--- begin ---

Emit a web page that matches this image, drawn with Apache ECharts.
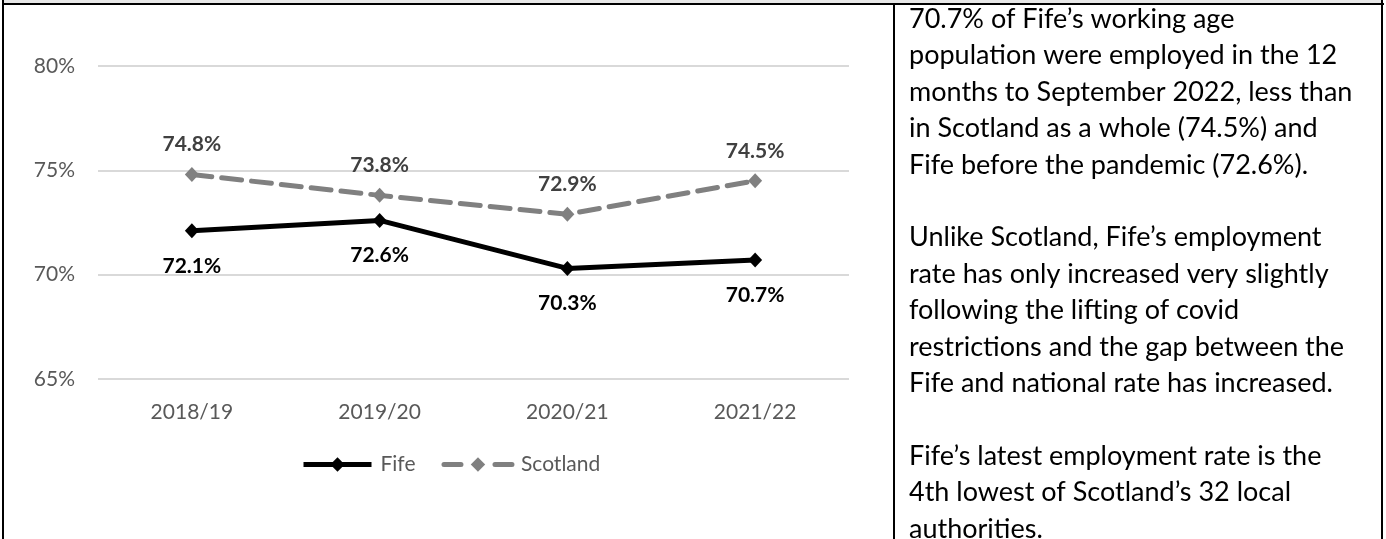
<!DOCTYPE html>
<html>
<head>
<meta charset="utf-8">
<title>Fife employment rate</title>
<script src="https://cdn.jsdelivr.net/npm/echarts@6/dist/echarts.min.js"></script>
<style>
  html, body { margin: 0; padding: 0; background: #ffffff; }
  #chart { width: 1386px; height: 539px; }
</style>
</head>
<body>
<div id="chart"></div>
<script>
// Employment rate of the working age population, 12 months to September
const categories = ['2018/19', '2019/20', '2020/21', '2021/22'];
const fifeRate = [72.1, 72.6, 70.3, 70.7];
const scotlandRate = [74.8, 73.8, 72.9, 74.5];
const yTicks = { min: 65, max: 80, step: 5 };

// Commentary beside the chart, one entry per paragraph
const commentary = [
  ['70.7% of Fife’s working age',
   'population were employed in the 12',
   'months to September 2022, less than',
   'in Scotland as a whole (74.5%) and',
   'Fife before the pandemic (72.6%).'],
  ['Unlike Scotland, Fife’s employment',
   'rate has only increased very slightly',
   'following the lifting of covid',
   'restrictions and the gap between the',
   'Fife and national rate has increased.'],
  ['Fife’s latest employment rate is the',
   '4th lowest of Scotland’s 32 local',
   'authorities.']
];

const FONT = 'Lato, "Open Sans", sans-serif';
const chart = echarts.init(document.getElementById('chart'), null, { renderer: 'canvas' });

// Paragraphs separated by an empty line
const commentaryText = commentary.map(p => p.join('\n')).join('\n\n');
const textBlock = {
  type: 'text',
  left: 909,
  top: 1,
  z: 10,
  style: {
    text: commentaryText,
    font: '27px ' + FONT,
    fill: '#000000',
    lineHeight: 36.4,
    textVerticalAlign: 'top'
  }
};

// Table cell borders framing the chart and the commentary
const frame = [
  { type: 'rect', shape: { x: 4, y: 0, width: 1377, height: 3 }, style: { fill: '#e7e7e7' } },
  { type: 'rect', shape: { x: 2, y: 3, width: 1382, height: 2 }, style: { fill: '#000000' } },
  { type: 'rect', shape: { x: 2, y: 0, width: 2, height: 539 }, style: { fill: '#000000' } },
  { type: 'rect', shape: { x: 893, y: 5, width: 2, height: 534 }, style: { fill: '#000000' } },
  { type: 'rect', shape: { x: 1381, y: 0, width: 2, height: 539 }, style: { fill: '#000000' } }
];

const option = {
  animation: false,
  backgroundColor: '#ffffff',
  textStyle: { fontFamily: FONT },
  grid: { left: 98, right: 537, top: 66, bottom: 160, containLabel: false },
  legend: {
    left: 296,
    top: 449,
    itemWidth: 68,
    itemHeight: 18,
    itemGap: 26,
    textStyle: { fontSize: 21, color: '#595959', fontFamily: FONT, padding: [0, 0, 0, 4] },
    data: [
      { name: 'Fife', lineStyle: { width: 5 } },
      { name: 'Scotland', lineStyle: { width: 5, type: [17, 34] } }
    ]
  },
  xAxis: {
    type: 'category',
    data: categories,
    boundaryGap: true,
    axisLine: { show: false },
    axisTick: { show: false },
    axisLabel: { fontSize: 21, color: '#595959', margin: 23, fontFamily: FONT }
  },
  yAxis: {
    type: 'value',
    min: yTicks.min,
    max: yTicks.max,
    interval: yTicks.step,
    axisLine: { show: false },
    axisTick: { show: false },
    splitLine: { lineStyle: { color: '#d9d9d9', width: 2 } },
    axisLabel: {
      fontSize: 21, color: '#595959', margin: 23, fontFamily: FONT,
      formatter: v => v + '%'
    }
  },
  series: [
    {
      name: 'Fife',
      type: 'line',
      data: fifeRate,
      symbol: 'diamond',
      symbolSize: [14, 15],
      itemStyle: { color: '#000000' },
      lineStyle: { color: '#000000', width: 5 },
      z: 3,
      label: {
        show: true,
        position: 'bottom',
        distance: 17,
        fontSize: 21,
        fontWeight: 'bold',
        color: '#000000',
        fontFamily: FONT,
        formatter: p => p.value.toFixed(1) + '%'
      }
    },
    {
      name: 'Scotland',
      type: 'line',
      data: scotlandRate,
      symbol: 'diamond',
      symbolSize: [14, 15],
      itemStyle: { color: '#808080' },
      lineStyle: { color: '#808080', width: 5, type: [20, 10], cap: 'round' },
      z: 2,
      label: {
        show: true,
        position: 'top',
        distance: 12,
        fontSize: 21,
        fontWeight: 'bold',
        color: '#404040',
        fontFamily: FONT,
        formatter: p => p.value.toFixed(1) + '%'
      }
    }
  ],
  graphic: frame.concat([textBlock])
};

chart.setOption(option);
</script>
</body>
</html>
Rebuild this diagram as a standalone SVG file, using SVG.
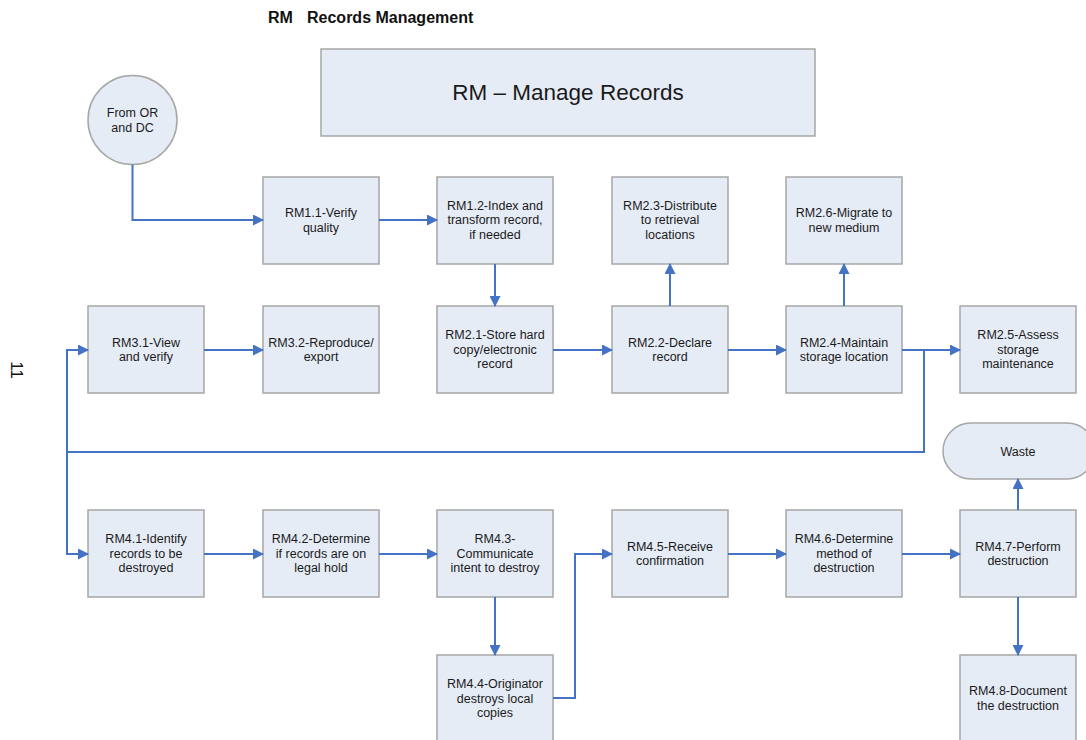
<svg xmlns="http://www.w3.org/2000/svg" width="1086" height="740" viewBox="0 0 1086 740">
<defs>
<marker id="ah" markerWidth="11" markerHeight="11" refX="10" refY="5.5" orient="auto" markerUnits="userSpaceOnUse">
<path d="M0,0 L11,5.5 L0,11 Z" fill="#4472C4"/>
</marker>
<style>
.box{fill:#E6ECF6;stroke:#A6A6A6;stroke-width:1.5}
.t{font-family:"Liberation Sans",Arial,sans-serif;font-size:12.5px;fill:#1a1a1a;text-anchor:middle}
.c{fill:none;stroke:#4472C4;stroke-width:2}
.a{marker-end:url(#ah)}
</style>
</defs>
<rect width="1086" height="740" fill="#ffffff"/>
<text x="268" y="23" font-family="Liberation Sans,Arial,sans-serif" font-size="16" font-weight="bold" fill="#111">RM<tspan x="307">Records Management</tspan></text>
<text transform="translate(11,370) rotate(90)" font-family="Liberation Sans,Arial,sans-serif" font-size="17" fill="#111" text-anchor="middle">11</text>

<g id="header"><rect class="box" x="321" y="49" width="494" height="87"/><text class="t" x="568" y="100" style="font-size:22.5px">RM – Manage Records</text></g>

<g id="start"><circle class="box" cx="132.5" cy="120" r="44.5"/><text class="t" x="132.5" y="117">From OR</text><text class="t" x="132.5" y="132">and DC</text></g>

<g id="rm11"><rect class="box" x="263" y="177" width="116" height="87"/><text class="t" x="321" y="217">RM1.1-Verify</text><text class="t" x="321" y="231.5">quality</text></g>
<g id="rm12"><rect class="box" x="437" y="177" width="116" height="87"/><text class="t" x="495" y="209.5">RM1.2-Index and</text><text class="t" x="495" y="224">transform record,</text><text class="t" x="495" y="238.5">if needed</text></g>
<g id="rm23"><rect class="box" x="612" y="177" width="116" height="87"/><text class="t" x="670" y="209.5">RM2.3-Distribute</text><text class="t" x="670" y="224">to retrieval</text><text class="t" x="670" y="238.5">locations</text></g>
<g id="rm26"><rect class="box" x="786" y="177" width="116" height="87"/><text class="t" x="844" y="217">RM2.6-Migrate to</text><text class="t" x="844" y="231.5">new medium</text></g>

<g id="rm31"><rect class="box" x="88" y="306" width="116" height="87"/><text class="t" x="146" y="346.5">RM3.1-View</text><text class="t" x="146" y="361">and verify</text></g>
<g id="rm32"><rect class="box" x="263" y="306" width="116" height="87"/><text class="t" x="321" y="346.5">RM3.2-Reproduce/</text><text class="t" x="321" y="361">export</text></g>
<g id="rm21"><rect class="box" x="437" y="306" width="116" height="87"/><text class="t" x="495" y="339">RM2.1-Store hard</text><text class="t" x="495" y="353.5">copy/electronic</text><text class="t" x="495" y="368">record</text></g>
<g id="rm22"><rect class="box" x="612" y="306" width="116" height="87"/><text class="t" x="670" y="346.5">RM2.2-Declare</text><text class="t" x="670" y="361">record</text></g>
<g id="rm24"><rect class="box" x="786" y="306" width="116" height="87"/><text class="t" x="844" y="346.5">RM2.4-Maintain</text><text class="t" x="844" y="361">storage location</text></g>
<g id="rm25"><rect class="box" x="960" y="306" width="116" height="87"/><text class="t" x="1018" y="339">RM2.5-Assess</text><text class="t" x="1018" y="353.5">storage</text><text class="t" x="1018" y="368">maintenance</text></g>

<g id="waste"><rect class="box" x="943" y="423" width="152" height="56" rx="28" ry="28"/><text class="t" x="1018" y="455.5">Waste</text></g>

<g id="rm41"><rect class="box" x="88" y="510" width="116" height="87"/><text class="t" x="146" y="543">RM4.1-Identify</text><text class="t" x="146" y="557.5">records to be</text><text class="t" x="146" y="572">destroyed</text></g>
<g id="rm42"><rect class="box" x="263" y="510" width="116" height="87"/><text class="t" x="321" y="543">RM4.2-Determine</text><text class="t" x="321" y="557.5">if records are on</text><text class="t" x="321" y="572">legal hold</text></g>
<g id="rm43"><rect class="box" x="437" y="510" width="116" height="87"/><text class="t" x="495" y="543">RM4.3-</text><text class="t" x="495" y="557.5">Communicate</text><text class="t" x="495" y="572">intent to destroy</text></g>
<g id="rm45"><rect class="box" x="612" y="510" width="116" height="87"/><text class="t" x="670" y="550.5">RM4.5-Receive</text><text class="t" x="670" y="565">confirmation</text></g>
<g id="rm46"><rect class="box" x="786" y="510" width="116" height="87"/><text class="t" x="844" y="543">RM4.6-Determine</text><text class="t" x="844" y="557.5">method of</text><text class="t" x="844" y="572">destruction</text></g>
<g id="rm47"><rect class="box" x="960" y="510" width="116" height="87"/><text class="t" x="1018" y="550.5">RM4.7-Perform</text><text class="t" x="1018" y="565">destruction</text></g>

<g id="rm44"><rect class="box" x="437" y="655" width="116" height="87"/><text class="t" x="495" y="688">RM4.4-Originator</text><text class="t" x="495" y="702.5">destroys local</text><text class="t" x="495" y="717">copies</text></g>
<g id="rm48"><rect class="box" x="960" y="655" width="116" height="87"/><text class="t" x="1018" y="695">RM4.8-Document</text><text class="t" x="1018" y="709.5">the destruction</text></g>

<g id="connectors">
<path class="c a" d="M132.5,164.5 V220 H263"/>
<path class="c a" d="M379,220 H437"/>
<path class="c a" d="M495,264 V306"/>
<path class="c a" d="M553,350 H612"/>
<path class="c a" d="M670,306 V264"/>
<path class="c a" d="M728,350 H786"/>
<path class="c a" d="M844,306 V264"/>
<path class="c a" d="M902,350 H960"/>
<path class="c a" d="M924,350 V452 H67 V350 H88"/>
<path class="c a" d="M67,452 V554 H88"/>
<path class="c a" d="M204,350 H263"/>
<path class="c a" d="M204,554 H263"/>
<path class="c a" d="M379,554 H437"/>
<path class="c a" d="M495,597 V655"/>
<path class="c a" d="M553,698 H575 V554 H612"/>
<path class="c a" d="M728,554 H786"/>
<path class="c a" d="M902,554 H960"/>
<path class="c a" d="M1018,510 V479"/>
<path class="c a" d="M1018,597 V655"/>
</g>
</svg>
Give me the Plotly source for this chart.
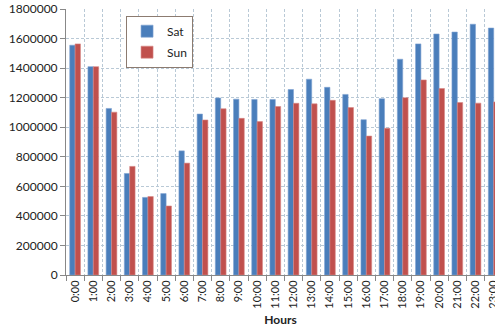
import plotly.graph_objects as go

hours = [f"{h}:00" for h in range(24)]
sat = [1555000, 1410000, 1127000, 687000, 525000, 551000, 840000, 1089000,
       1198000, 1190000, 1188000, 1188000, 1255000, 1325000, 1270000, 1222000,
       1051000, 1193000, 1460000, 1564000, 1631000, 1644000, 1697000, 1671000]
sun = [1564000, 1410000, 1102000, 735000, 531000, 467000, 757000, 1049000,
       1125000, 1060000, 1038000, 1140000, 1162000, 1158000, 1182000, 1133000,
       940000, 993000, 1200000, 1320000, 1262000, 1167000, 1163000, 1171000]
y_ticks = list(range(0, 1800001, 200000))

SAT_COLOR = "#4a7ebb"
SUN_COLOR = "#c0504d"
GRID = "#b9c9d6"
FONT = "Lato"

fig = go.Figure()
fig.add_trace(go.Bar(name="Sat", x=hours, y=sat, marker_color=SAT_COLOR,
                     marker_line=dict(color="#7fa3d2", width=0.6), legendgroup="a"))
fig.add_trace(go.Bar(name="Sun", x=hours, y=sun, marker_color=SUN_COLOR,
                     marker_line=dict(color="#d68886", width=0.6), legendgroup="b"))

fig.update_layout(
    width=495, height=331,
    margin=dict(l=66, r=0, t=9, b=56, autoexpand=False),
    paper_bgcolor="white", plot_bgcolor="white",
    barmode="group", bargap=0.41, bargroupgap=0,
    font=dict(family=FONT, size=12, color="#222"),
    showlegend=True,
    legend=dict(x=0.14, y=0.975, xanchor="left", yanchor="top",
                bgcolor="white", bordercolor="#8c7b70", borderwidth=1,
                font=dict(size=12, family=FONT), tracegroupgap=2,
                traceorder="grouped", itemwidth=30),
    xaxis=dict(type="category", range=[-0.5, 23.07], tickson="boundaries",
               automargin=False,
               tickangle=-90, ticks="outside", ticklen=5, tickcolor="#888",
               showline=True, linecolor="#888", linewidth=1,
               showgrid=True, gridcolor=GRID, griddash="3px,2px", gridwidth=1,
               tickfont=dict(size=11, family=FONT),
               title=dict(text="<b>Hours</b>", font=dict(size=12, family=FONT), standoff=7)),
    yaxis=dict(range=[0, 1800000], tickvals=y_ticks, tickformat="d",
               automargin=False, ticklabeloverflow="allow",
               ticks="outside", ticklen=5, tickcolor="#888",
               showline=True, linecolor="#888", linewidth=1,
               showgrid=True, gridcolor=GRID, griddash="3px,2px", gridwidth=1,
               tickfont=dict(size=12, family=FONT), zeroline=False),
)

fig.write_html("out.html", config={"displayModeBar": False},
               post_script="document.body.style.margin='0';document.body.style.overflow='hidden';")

--- end ---

> [EXERCISE DESCRIPTION]:
Among the lines above, determine how many hold the word "this"; report the figure alone.

> [TASK ANSWER]:
3